Stands for earnings before interest, taxes, depreciation and amortization. EBITDA is a financial metric that’s often used to value a business; a seller might be willing to pay a multiple of EBITDA, for example.
Many founders don’t calculate this correctly on their own, so you’ll probably want to lean on your accountant or CFO. Here’s our full post on understanding EBITDA.
Horizontal vs. vertical acquisition
A horizontal acquisition is when a company acquires another company operating in the same industry or market, aiming to expand its market share or gain access to new products or customers.
On the other hand, a vertical acquisition is the purchase of a company involved in a different stage of the supply chain or distribution channel, allowing the acquiring company to control its supply chain, increase operational efficiency, or access new markets or distribution channels.
LOI (Letter of Intent)
Stands for Letter of Intent, or an intent to purchase your business. This is an agreement you and the buyer both sign that says you’re looking to move forward with an acquisition. The document typically outlines the sale price, terms of the deal, what’s included, a transition plan, and more.
Signing an LOI starts the purchase process and enables the buyer to learn all they can about your business through due diligence. Then they’ll make a final decision on whether to buy it.
Some sellers are surprised to learn that most of the negotiation happens before you sign an LOI, and any terms you outline there can be difficult to change later. That’s why you should have a lawyer review this document, and if you’re going to engage an advisor, do so before you sign. Here’s more about the Letter of Intent.
Stands for Mergers & Acquisitions. You might hear this in conversations as “I’m an M&A advisor,” which means they advise on the buying and selling of businesses.
If you’re pitching a big company on buying your business, they might have a person who leads up their M&A department.
Mergers vs. acquisitions
The main difference between a merger and an acquisition lies in the nature of the combination. A merger involves a voluntary collaboration between two or more companies to form a new entity, while an acquisition involves one company buying another, resulting in the acquiring company gaining control over the acquired company’s operations and assets.
Sometimes called a “non-compete,” this is a contractual agreement between an employer and an employee or between two parties involved in a business transaction. It prohibits one party from engaging in or starting a similar business, working for a competitor, or sharing proprietary information for a specified period of time and within a defined geographic area.
A non-compete agreement aims to protect a company’s trade secrets, intellectual property, customer relationships, and competitive advantage by limiting the activities of individuals or entities after the termination of a business relationship or employment. Non-competes are commonly included in acquisitions, which prevents the seller from immediately starting another business that might compete with the sold entity.
Pay close attention to the language in this agreement, as it might prevent the seller from pursuing certain activities post-sale. This is always negotiable.
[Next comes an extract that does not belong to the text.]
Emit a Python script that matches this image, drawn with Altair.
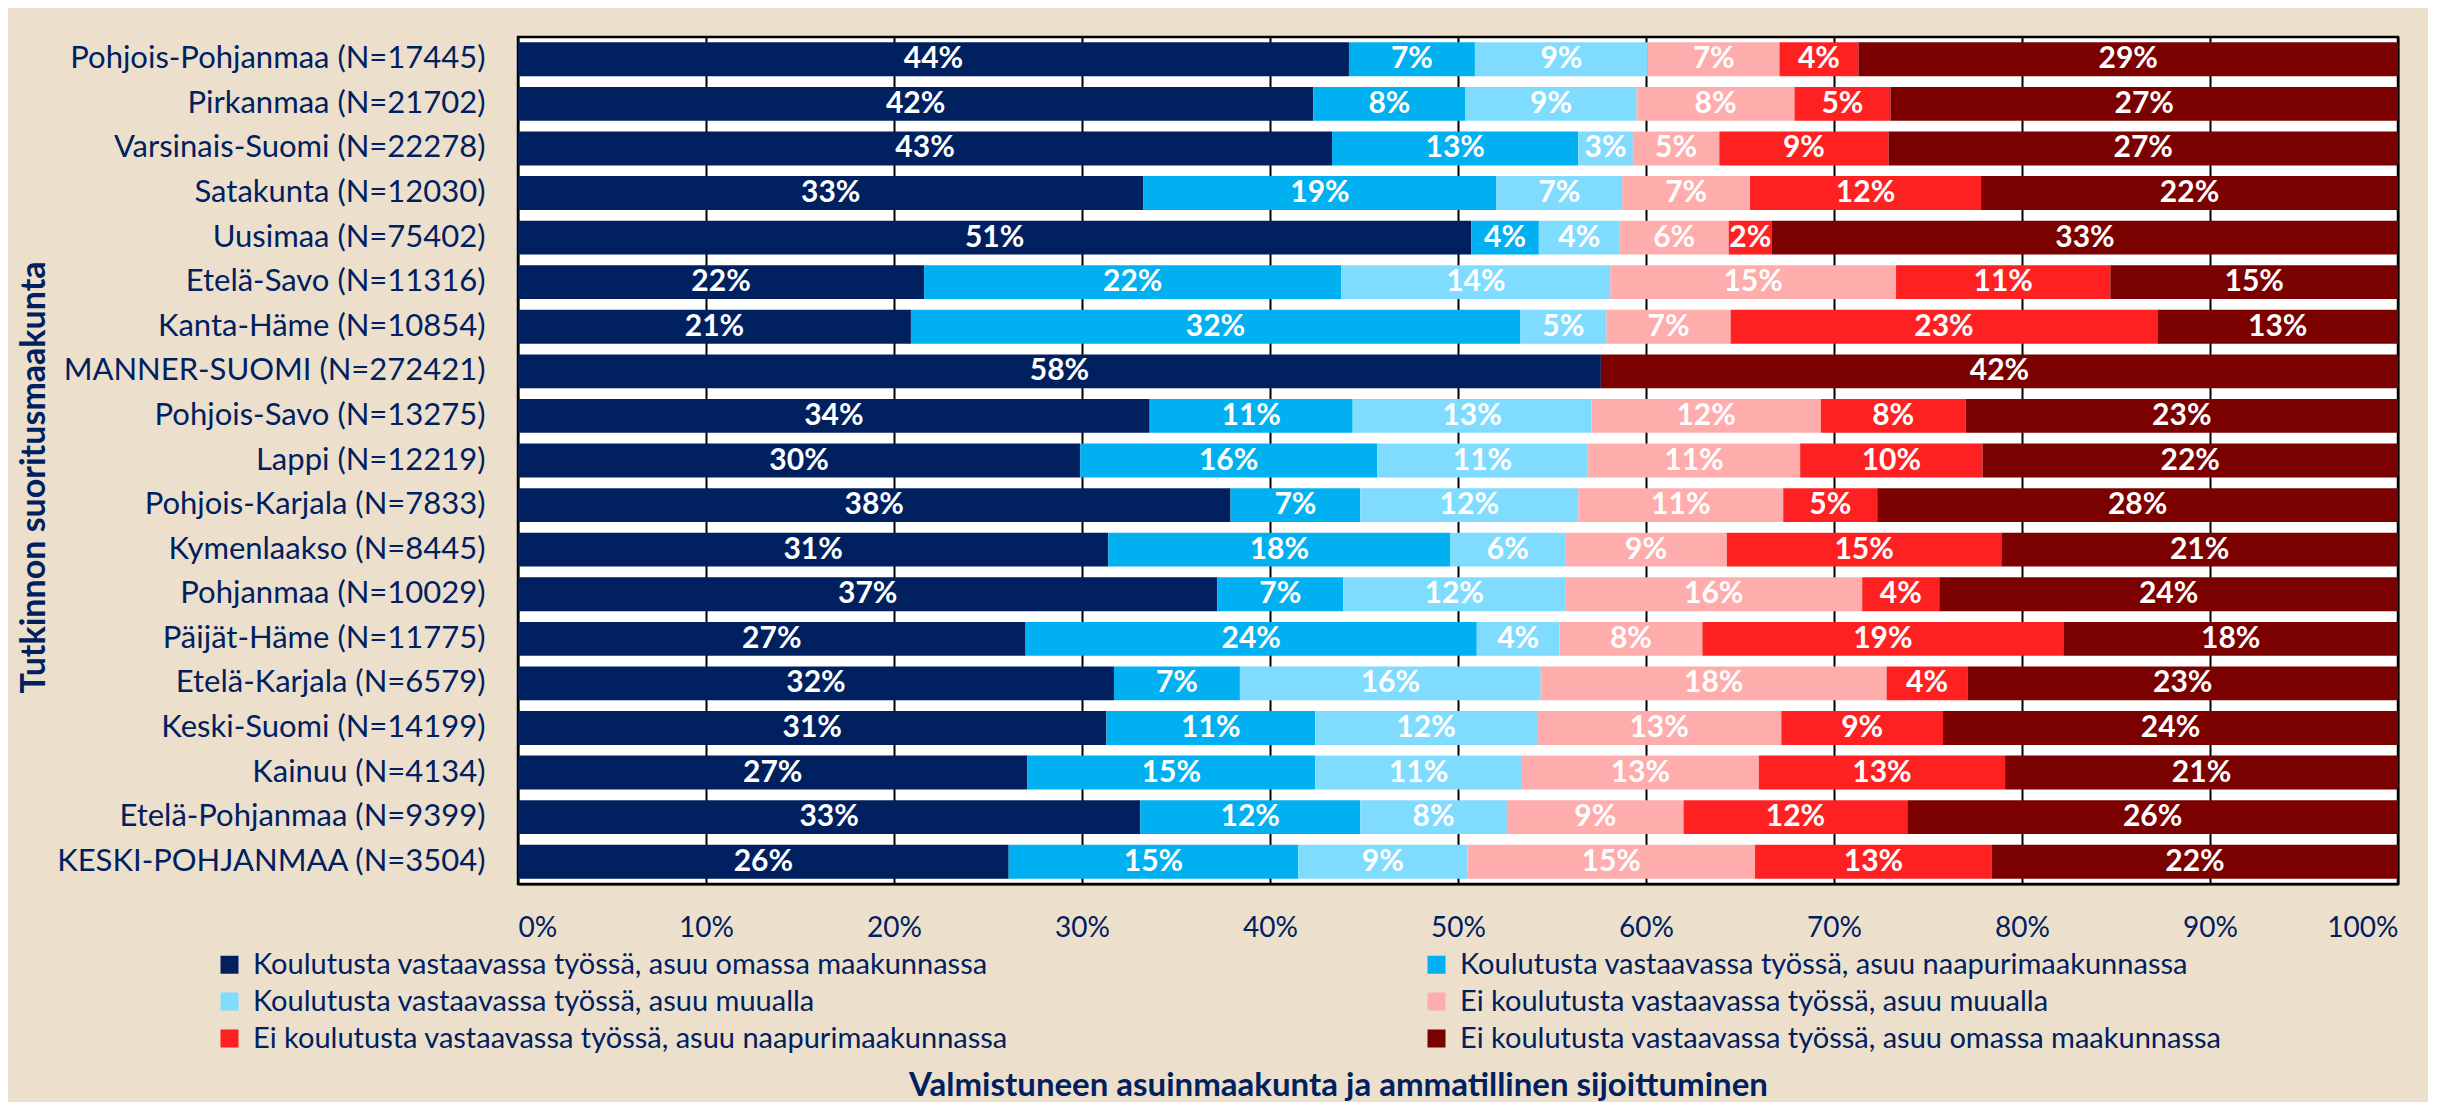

Non-Disclosure Agreement (NDA)
A legally binding contract between two or more parties that establishes confidentiality obligations. It is commonly used to protect sensitive information, trade secrets, or proprietary knowledge shared between the parties involved.
An NDA outlines the obligations and restrictions on the disclosure, use, and protection of confidential information, prohibiting the recipient from sharing or disclosing it to third parties without proper authorization. The purpose of an NDA is to maintain the confidentiality of information and prevent unauthorized disclosure, ensuring that the parties involved can freely exchange sensitive information while safeguarding their proprietary interests.
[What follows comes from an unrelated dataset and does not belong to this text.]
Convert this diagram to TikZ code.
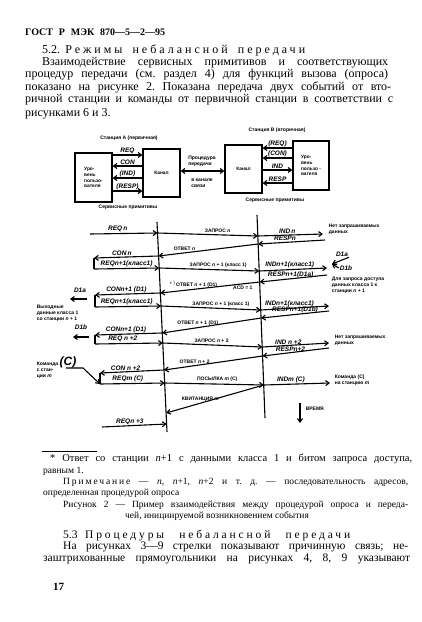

Stands for Private Equity firm. These are investment firms that buy businesses, usually with the goal of running them for a while, increasing the business value, and selling the business.
Some focus on specific types of companies; for example, many PE firms focus on buying and selling SaaS businesses. This is one type of buyer that might be interested in your business.
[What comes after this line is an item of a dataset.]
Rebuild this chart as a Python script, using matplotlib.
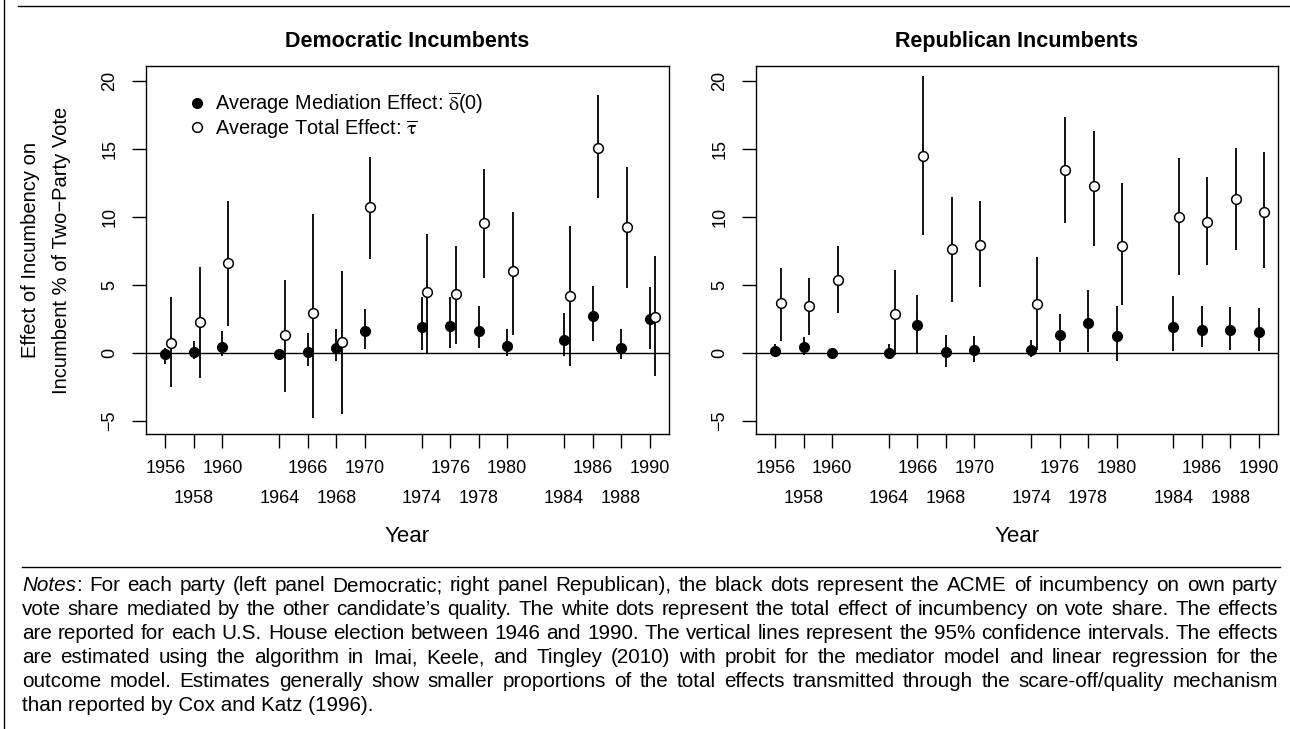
import matplotlib
matplotlib.use("Agg")
import matplotlib.pyplot as plt
from matplotlib.lines import Line2D

plt.rcParams['font.family'] = ['Liberation Sans', 'DejaVu Sans']
plt.rcParams['mathtext.fontset'] = 'stix'

# data
years = [1956, 1958, 1960, 1964, 1966, 1968, 1970, 1974, 1976, 1978, 1980, 1984, 1986, 1988, 1990]
row1_years = [1956, 1960, 1966, 1970, 1976, 1980, 1986, 1990]
row2_years = [1958, 1964, 1968, 1974, 1978, 1984, 1988]

# Democratic incumbents
dem_med = [-0.07, 0.05, 0.44, -0.07, 0.10, 0.37, 1.59, 1.91, 1.99, 1.64, 0.54, 0.98, 2.72, 0.37, 2.50]
dem_med_lo = [-0.78, -0.44, -0.25, -0.30, -0.98, -0.61, 0.29, 0.25, 0.37, 0.37, -0.25, -0.20, 0.90, -0.42, 0.29]
dem_med_hi = [0.37, 0.86, 1.64, 0.20, 1.47, 1.76, 3.24, 4.12, 4.10, 3.46, 1.76, 2.94, 4.90, 1.79, 4.88]
dem_tot = [0.76, 2.25, 6.64, 1.35, 2.94, 0.81, 10.70, 4.49, 4.34, 9.56, 6.00, 4.19, 15.07, 9.26, 2.65]
dem_tot_lo = [-2.50, -1.84, 1.96, -2.90, -4.80, -4.50, 6.90, 0.00, 0.66, 5.50, 1.35, -0.98, 11.40, 4.75, -1.70]
dem_tot_hi = [4.12, 6.30, 11.20, 5.40, 10.25, 6.00, 14.40, 8.75, 7.90, 13.55, 10.40, 9.30, 19.00, 13.65, 7.10]

# Republican incumbents
rep_med = [0.12, 0.47, 0.00, 0.00, 2.08, 0.10, 0.25, 0.20, 1.30, 2.20, 1.23, 1.89, 1.72, 1.67, 1.52]
rep_med_lo = [-0.10, -0.12, -0.10, -0.37, 0.00, -1.03, -0.69, -0.32, 0.05, 0.05, -0.61, 0.12, 0.42, 0.25, 0.12]
rep_med_hi = [0.66, 1.18, 0.10, 0.66, 4.29, 1.35, 1.27, 0.93, 2.89, 4.66, 3.48, 4.17, 3.48, 3.40, 3.30]
rep_tot = [3.65, 3.48, 5.40, 2.90, 14.46, 7.65, 7.94, 3.60, 13.46, 12.25, 7.84, 9.98, 9.60, 11.35, 10.37]
rep_tot_lo = [0.90, 1.35, 2.94, -0.12, 8.65, 3.73, 4.83, 0.25, 9.56, 7.90, 3.55, 5.76, 6.45, 7.60, 6.25]
rep_tot_hi = [6.25, 5.50, 7.84, 6.08, 20.40, 11.50, 11.15, 7.06, 17.35, 16.35, 12.50, 14.30, 12.94, 15.10, 14.80]

notes_lines = [
    "Notes: For each party (left panel Democratic; right panel Republican), the black dots represent the ACME of incumbency on own party",
    "vote share mediated by the other candidate\u2019s quality. The white dots represent the total effect of incumbency on vote share. The effects",
    "are reported for each U.S. House election between 1946 and 1990. The vertical lines represent the 95% confidence intervals. The effects",
    "are estimated using the algorithm in Imai, Keele, and Tingley (2010) with probit for the mediator model and linear regression for the",
    "outcome model. Estimates generally show smaller proportions of the total effects transmitted through the scare-off/quality mechanism",
    "than reported by Cox and Katz (1996).",
]

W, H = 1290, 729
fig = plt.figure(figsize=(12.9, 7.29), dpi=100)

offset = 0.4
tick_fs = 13
lab_fs = 14

def panel(ax, med, med_lo, med_hi, tot, tot_lo, tot_hi, title):
    xs_tot = [y + offset for y in years]
    ax.axhline(0, color='black', lw=1.0, zorder=1)
    ax.vlines(years, med_lo, med_hi, color='black', lw=1.3, zorder=2)
    ax.vlines(xs_tot, tot_lo, tot_hi, color='black', lw=1.3, zorder=2)
    ax.plot(years, med, 'o', color='black', ms=7, zorder=3)
    ax.plot(xs_tot, tot, 'o', mfc='white', mec='black', mew=1.1, ms=7, zorder=3)
    ax.set_xlim(1954.64, 1991.36)
    ax.set_ylim(-5.96, 21.1)
    ax.set_yticks([-5, 0, 5, 10, 15, 20])
    ax.set_xticks(row1_years)
    ax.set_xticklabels([str(y) for y in row1_years])
    ax.set_xticks(row2_years, minor=True)
    ax.set_xticklabels([str(y) for y in row2_years], minor=True)
    ax.tick_params(axis='both', which='both', direction='out', length=10, width=1,
                   labelsize=tick_fs, color='black')
    ax.tick_params(axis='x', which='major', pad=9)
    ax.tick_params(axis='x', which='minor', pad=30)
    ax.tick_params(axis='y', pad=10)
    for lab in ax.get_yticklabels():
        lab.set_rotation(90)
        lab.set_va('center')
    for s in ax.spines.values():
        s.set_linewidth(1.0)
    ax.text(0.5, 1 + 19 / 368, title, transform=ax.transAxes, ha='center', va='baseline',
            fontsize=15.5, fontweight='bold')
    ax.text(0.5, -(537 - 434) / 368, 'Year', transform=ax.transAxes, ha='center',
            va='center', fontsize=16)

ax1 = fig.add_axes([146 / W, 1 - 434 / H, 523 / W, 368 / H])
ax2 = fig.add_axes([756 / W, 1 - 434 / H, 522 / W, 368 / H])
panel(ax1, dem_med, dem_med_lo, dem_med_hi, dem_tot, dem_tot_lo, dem_tot_hi, 'Democratic Incumbents')
panel(ax2, rep_med, rep_med_lo, rep_med_hi, rep_tot, rep_tot_lo, rep_tot_hi, 'Republican Incumbents')

ax1.text(-100.5 / 523, 0.5, 'Effect of Incumbency on\nIncumbent % of Two\u2212Party Vote',
         transform=ax1.transAxes, rotation=90, ha='center', va='center',
         fontsize=lab_fs + 0.5, linespacing=1.8, multialignment='center')

handles = [Line2D([], [], marker='o', ls='none', color='black', ms=7),
           Line2D([], [], marker='o', ls='none', mfc='white', mec='black', mew=1.1, ms=7)]
ax1.legend(handles, [r'Average Mediation Effect: $\overline{\mathrm{\delta}}$(0)',
                     r'Average Total Effect: $\overline{\mathrm{\tau}}$'],
           loc='upper left', bbox_to_anchor=(0.083, 0.935), frameon=False,
           fontsize=lab_fs + 0.3, handlelength=0.8, handletextpad=0.5,
           borderaxespad=0, borderpad=0, labelspacing=0.08)

# frame lines
fig.add_artist(Line2D([4 / W, 4 / W], [0, 1], transform=fig.transFigure, color='black', lw=1.0))
fig.add_artist(Line2D([18 / W, 1], [1 - 6 / H, 1 - 6 / H], transform=fig.transFigure, color='black', lw=1.0))
fig.add_artist(Line2D([22 / W, 1280 / W], [1 - 567 / H, 1 - 567 / H], transform=fig.transFigure, color='black', lw=1.0))

# justified notes
renderer = fig.canvas.get_renderer()
x_left, x_right = 22, 1278
y0, dy = 591, 24

def width_px(t):
    return t.get_window_extent(renderer).width

# pick the size so that the widest line just fits
probe = fig.text(0, 0, '', fontsize=10)
widest = 0
for line in notes_lines[:-1]:
    probe.set_text(line)
    widest = max(widest, width_px(probe))
probe.remove()
notes_fs = 10 * (x_right - x_left) / widest * 0.995

for i, line in enumerate(notes_lines):
    yf = 1 - (y0 + i * dy) / H
    if i == len(notes_lines) - 1:
        fig.text(x_left / W, yf, line, fontsize=notes_fs, va='baseline', ha='left')
        continue
    words = line.split(' ')
    arts = []
    for w in words:
        if w == 'Notes:':
            a = fig.text(0, yf, 'Notes', fontsize=notes_fs, va='baseline', style='italic')
            b = fig.text(0, yf, ':', fontsize=notes_fs, va='baseline')
            arts.append([a, b])
        else:
            arts.append([fig.text(0, yf, w, fontsize=notes_fs, va='baseline')])
    widths = [sum(width_px(t) for t in grp) for grp in arts]
    gap = (x_right - x_left - sum(widths)) / (len(words) - 1)
    x = x_left
    for grp, wd in zip(arts, widths):
        xx = x
        for t in grp:
            t.set_x(xx / W)
            xx += width_px(t)
        x += wd + gap

fig.savefig('out.png', dpi=100)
Price-to-Earnings Ratio (P/E Ratio)
A financial metric that compares a company’s stock price to its earnings per share. It reflects market expectations and investor sentiment regarding the company’s future profitability and growth potential.
A sales multiple, also known as a revenue multiple, is a financial metric used to evaluate the value of a company based on its sales or revenue. You calculate it by dividing a company’s enterprise value (EV) or market capitalization by its total sales or revenue over a specific period.
The sales multiple measures how much investors will pay for each dollar of a company’s sales, and it’s often used in financial analysis.
A higher sales multiple indicates investors value the company’s revenue more highly, potentially reflecting strong growth prospects or market optimism. Conversely, a lower sales multiple suggests a lower valuation relative to sales, which may indicate undervaluation or subdued growth expectations. Multiples also relate heavily to the type of business; for example, a SaaS business, which brings recurring revenue, typically brings a higher sales multiple, while agencies, which tend to have lower profit margins than some other types of businesses, usually have lower sales multiples.
Multiples aren’t always based on revenue; in some cases, they’re based on SDE (seller’s discretionary earnings) or net income.
SDE (Seller’s Discretionary Earnings)
Stands for Seller’s Discretionary Earnings. SDE is a financial metric used to estimate the cash flow generated by a business that an owner can reasonably expect to receive. In other words, it’s the total amount of money a business owner makes from their company in a year.
This metric is important for selling your business because it’s often used in the valuation process; a buyer might be willing to pay a multiple of SDE, for example.
Most founders don’t know how to calculate this independently, so don’t worry if you don’t. An advisor will help you do it.
Strategic buyers are the gold standard because they are the type of buyer that tends to pay the most for a business. While a financial buyer uses capital and business savvy to grow a company to resell it at a higher value, a strategic buyer focuses on acquisition to create synergies with their existing business as a long-term play.